What about all those OTHER blogs you do?
They’ve all, directly or indirectly, evolved from the first. When my then-work colleague came back from a conference and said, “We need to have a blog!”, I was her firmest supporter because I had started my own only three weeks earlier; it became so. Subsequently, everyone was going to do a post once a week each, but that’s devolved to me writing something thrice a week, unless I have an intern to do so. The good thing is that it’s become part of the job description.
I’m on the board of the Friends of the Albany Public Library, and since I can’t get to most of the midday events, I started that blog. I’m our office’s representative to the NY State Data Center, and at the spring meeting in 2007, someone suggested a blog, and I began Data Detectives in May of that year, probably my second favorite of my own blogs. Michael Huber of the Times Union, the Albany newspaper, I’d known for years, and he started nagging me to blog there; after blowing him off for about a year, I started Information without the Bun in January 2008.

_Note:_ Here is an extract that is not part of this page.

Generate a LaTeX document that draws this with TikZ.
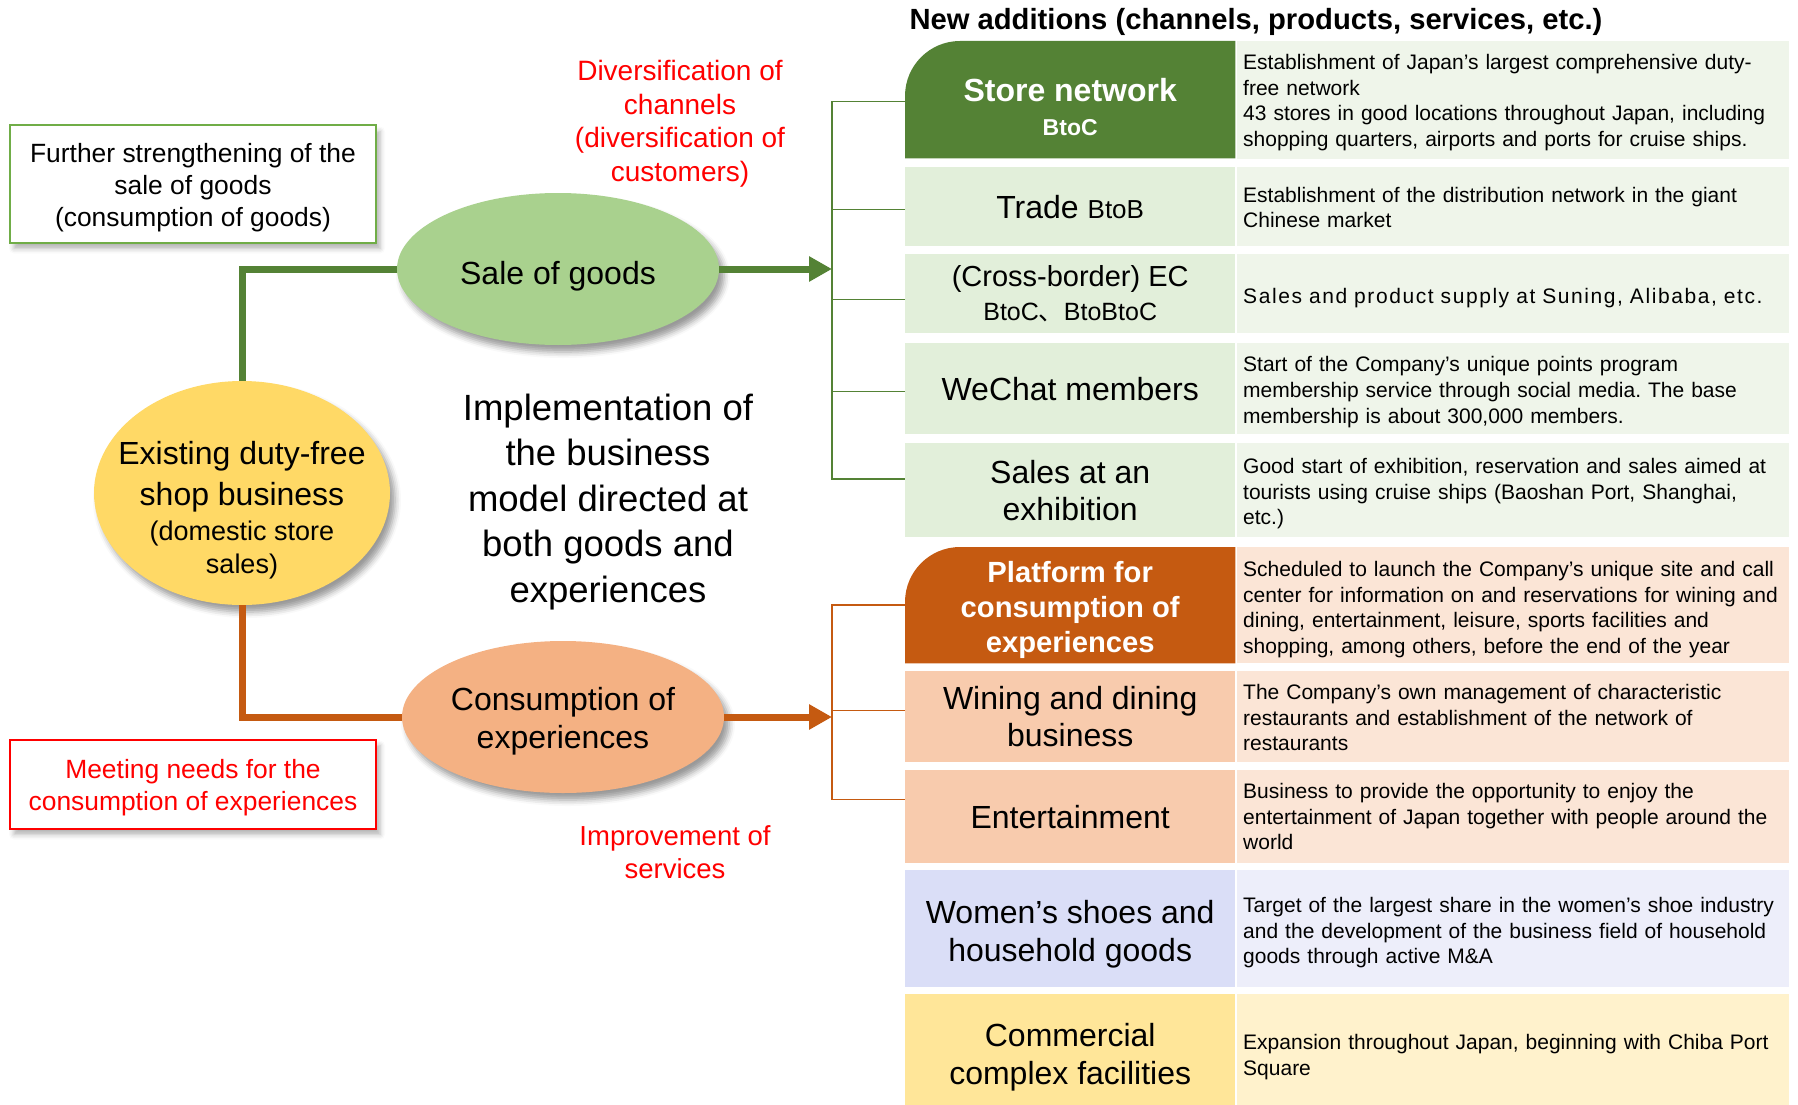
\documentclass[tikz,border=0pt]{standalone}
\usepackage{fontspec}
\setmainfont{Liberation Sans}
\newfontfamily\cjk{Noto Sans CJK SC}
\usepackage{tikz}
\usetikzlibrary{shapes}
\usetikzlibrary{positioning}
\usetikzlibrary{arrows.meta}
\usetikzlibrary{backgrounds}
\usetikzlibrary{shadows.blur}
\definecolor{dkgreen}{HTML}{548235}
\definecolor{boxgreen}{HTML}{70AD47}
\definecolor{ltgreen}{HTML}{A9D18E}
\definecolor{cellgreen}{HTML}{E2EFDA}
\definecolor{palegreen}{HTML}{EFF5EA}
\definecolor{dkorange}{HTML}{C55A11}
\definecolor{ltorange}{HTML}{F4B183}
\definecolor{cellorange}{HTML}{F8CBAD}
\definecolor{paleorange}{HTML}{FBE5D6}
\definecolor{celllilac}{HTML}{DADEF7}
\definecolor{palelilac}{HTML}{EDEEFA}
\definecolor{cellyellow}{HTML}{FFE699}
\definecolor{paleyellow}{HTML}{FFF2CC}
\definecolor{gold}{HTML}{FFD966}
\definecolor{pure red}{HTML}{FF0000}
\newcommand{\topgap}[1]{\rule{0pt}{#1}}
\frenchspacing

\begin{document}
\begin{tikzpicture}[
    x=1pt, y=-1pt,
    cell/.style={rectangle, inner sep=0pt, minimum width=330, minimum height=#1,
      anchor=north west, align=center, font=\fontsize{32}{37}\selectfont},
    info/.style={rectangle, inner xsep=6pt, inner ysep=0pt, text width=540,
      minimum height=#1, anchor=north west, align=left, font=\fontsize{21}{25.7}\selectfont},
    oval/.style={ellipse, inner sep=0pt, align=center,
      blur shadow={shadow xshift=5pt, shadow yshift=-7pt, shadow opacity=40, shadow blur radius=6pt}},
    note/.style={rectangle, draw, line width=2pt, fill=white, minimum width=366, align=center,
      font=\fontsize{26.4}{32}\selectfont,
      blur shadow={shadow xshift=4pt, shadow yshift=-6pt, shadow opacity=30, shadow blur radius=5pt}},
    redtext/.style={text=pure red, align=center},
    gline/.style={dkgreen, line width=7pt},
    oline/.style={dkorange, line width=7pt},
    gbar/.style={dkgreen, line width=1.5pt},
    obar/.style={dkorange, line width=1.5pt},
    bigarrow/.style={-{Triangle[length=23pt, width=24pt]}}
]
\useasboundingbox (0,0) rectangle (1798,1105);

\node[note, draw=boxgreen, minimum height=117] (FS) at (193,184) {\topgap{26pt}Further strengthening of the\\sale of goods\\(consumption of goods)};
\node[note, draw=pure red, text=pure red, minimum height=89] (MN) at (193,784) {\topgap{26pt}Meeting needs for the\\consumption of experiences};
\node[redtext, font=\fontsize{28}{33.5}\selectfont] (DC) at (680,124) {Diversification of\\channels\\(diversification of\\customers)};
\node[redtext, font=\fontsize{27.5}{33}\selectfont] (IS) at (675,852) {Improvement of\\services};
\node[align=center, font=\fontsize{36.5}{45.5}\selectfont] (IM) at (608,502) {Implementation of\\the business\\model directed at\\both goods and\\experiences};
\node[anchor=west, font=\bfseries\fontsize{29.2}{32}\selectfont] (NA) at (906,22) {New additions (channels, products, services, etc.)};

\coordinate (GB) at (832,269);
\coordinate (OB) at (832,717);

\node[oval, fill=gold, minimum width=296, minimum height=224, inner xsep=-20pt, inner ysep=-12pt,
  font=\fontsize{27}{33}\selectfont] (EX) at (242,493)
  {{\fontsize{32}{33}\selectfont\topgap{57pt}Existing duty-free}\\[8pt]{\fontsize{32}{33}\selectfont shop business}\\[2pt](domestic store\\sales)};
\node[oval, fill=ltgreen, minimum width=322, minimum height=152, font=\fontsize{32}{36}\selectfont] (SG) at (558,269) {\topgap{37pt}Sale of goods};
\node[oval, fill=ltorange, minimum width=322, minimum height=152, font=\fontsize{32}{38}\selectfont] (CE) at (563,717) {\topgap{31pt}Consumption of\\experiences};

\draw[gline] (EX.north) |- (SG.west);
\draw[oline] (EX.south) |- (CE.west);
\draw[gline, bigarrow] (SG.east) -- (GB);
\draw[oline, bigarrow] (CE.east) -- (OB);

\node[cell=117, text=white, font=\bfseries\fontsize{32}{34}\selectfont] (SN) at (905,41) {\topgap{37pt}Store network\\{\fontsize{23}{26}\selectfont BtoC}};
\node[info=118, fill=palegreen] (SNI) at (1237,41) {\topgap{20pt}Establishment of Japan's largest comprehensive duty-\\free network\\43 stores in good locations throughout Japan, including\\shopping quarters, airports and ports for cruise ships.};
\node[cell=79, fill=cellgreen] (TB) at (905,167) {Trade {\fontsize{26}{28}\selectfont BtoB}};
\node[info=79, fill=palegreen] (TBI) at (1237,167) {\topgap{17pt}Establishment of the distribution network in the giant\\Chinese market};
\node[cell=79, fill=cellgreen, font=\fontsize{29}{34}\selectfont] (EC) at (905,254) {(Cross-border) EC\\{\fontsize{25}{30}\selectfont BtoC{\cjk 、}BtoBtoC}};
\node[info=79, fill=palegreen] (ECI) at (1237,254) {\addfontfeature{LetterSpace=7.5}\topgap{24pt}Sales and product supply at Suning, Alibaba, etc.};
\node[cell=91, fill=cellgreen] (WM) at (905,343) {WeChat members};
\node[info=91, fill=palegreen] (WMI) at (1237,343) {\topgap{22pt}Start of the Company's unique points program\\membership service through social media. The base\\membership is about 300,000 members.};
\node[cell=94, fill=cellgreen] (SA) at (905,443) {Sales at an\\exhibition};
\node[info=94, fill=palegreen] (SAI) at (1237,443) {\topgap{22pt}Good start of exhibition, reservation and sales aimed at\\tourists using cruise ships (Baoshan Port, Shanghai,\\etc.)};
\node[cell=116, text=white, font=\bfseries\fontsize{29.2}{35}\selectfont] (PF) at (905,547) {\topgap{31pt}Platform for\\consumption of\\experiences};
\node[info=116, fill=paleorange] (PFI) at (1237,547) {\topgap{24pt}Scheduled to launch the Company's unique site and call\\center for information on and reservations for wining and\\dining, entertainment, leisure, sports facilities and\\shopping, among others, before the end of the year};
\node[cell=91, fill=cellorange] (WD) at (905,671) {Wining and dining\\business};
\node[info=91, fill=paleorange] (WDI) at (1237,671) {\topgap{17pt}The Company's own management of characteristic\\restaurants and establishment of the network of\\restaurants};
\node[cell=93, fill=cellorange] (ET) at (905,770) {Entertainment};
\node[info=93, fill=paleorange] (ETI) at (1237,770) {Business to provide the opportunity to enjoy the\\entertainment of Japan together with people around the\\world};
\node[cell=117, fill=celllilac, font=\fontsize{32}{38}\selectfont] (WS) at (905,870) {\topgap{35pt}Women's shoes and\\household goods};
\node[info=117, fill=palelilac] (WSI) at (1237,870) {\topgap{23pt}Target of the largest share in the women's shoe industry\\and the development of the business field of household\\goods through active M\&A};
\node[cell=111, fill=cellyellow, font=\fontsize{32}{38}\selectfont] (CC) at (905,994) {\topgap{39pt}Commercial\\complex facilities};
\node[info=111, fill=paleyellow] (CCI) at (1237,994) {\topgap{30pt}Expansion throughout Japan, beginning with Chiba Port\\Square};

\begin{scope}[on background layer]
\fill[dkgreen] (SN.south west) -- (SN.west) [rounded corners=55pt] -- (SN.north west) -- (SN.north) [sharp corners] -- (SN.north east) -- (SN.south east) -- cycle;
\fill[dkorange] (PF.south west) -- (PF.west) [rounded corners=55pt] -- (PF.north west) -- (PF.north) [sharp corners] -- (PF.north east) -- (PF.south east) -- cycle;
\end{scope}

\draw[gbar] ([yshift=-2pt]SN.west) -- ([yshift=-2pt]SN.west -| GB) -- ([yshift=11pt]SA.west -| GB) -- ([yshift=11pt]SA.west);
\draw[gbar] ([yshift=-3pt]TB.west) -- ([yshift=-3pt]TB.west -| GB);
\draw[gbar] ([yshift=-6pt]EC.west) -- ([yshift=-6pt]EC.west -| GB);
\draw[gbar] ([yshift=-3pt]WM.west) -- ([yshift=-3pt]WM.west -| GB);
\draw[obar] (PF.west) -- (PF.west -| OB) -- ([yshift=17pt]ET.west -| OB) -- ([yshift=17pt]ET.west);
\draw[obar] ([yshift=6pt]WD.west) -- ([yshift=6pt]WD.west -| OB);
\end{tikzpicture}
\end{document}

I also participate in other people’s blogs. ABC Wednesday, which Denise Nesbitt, started about five years ago, I stumbled upon only sometime in 2009; seems longer. Huber invited me to participate in Getting There, about local transportation, in October 2011. Finally, I was doing the Flashmob Fridays comic book thing, but that, alas, is defunct.
How do you keep up with so many blogs?
So there it is. 2,570 straight days of blogging. I’ve pretty much decided that when I get to 10 years, I’ll back off to thrice a week. But that’ll be 2015, and if all those apocalyptic forecasts come true, I won’t have to worry about that anyway.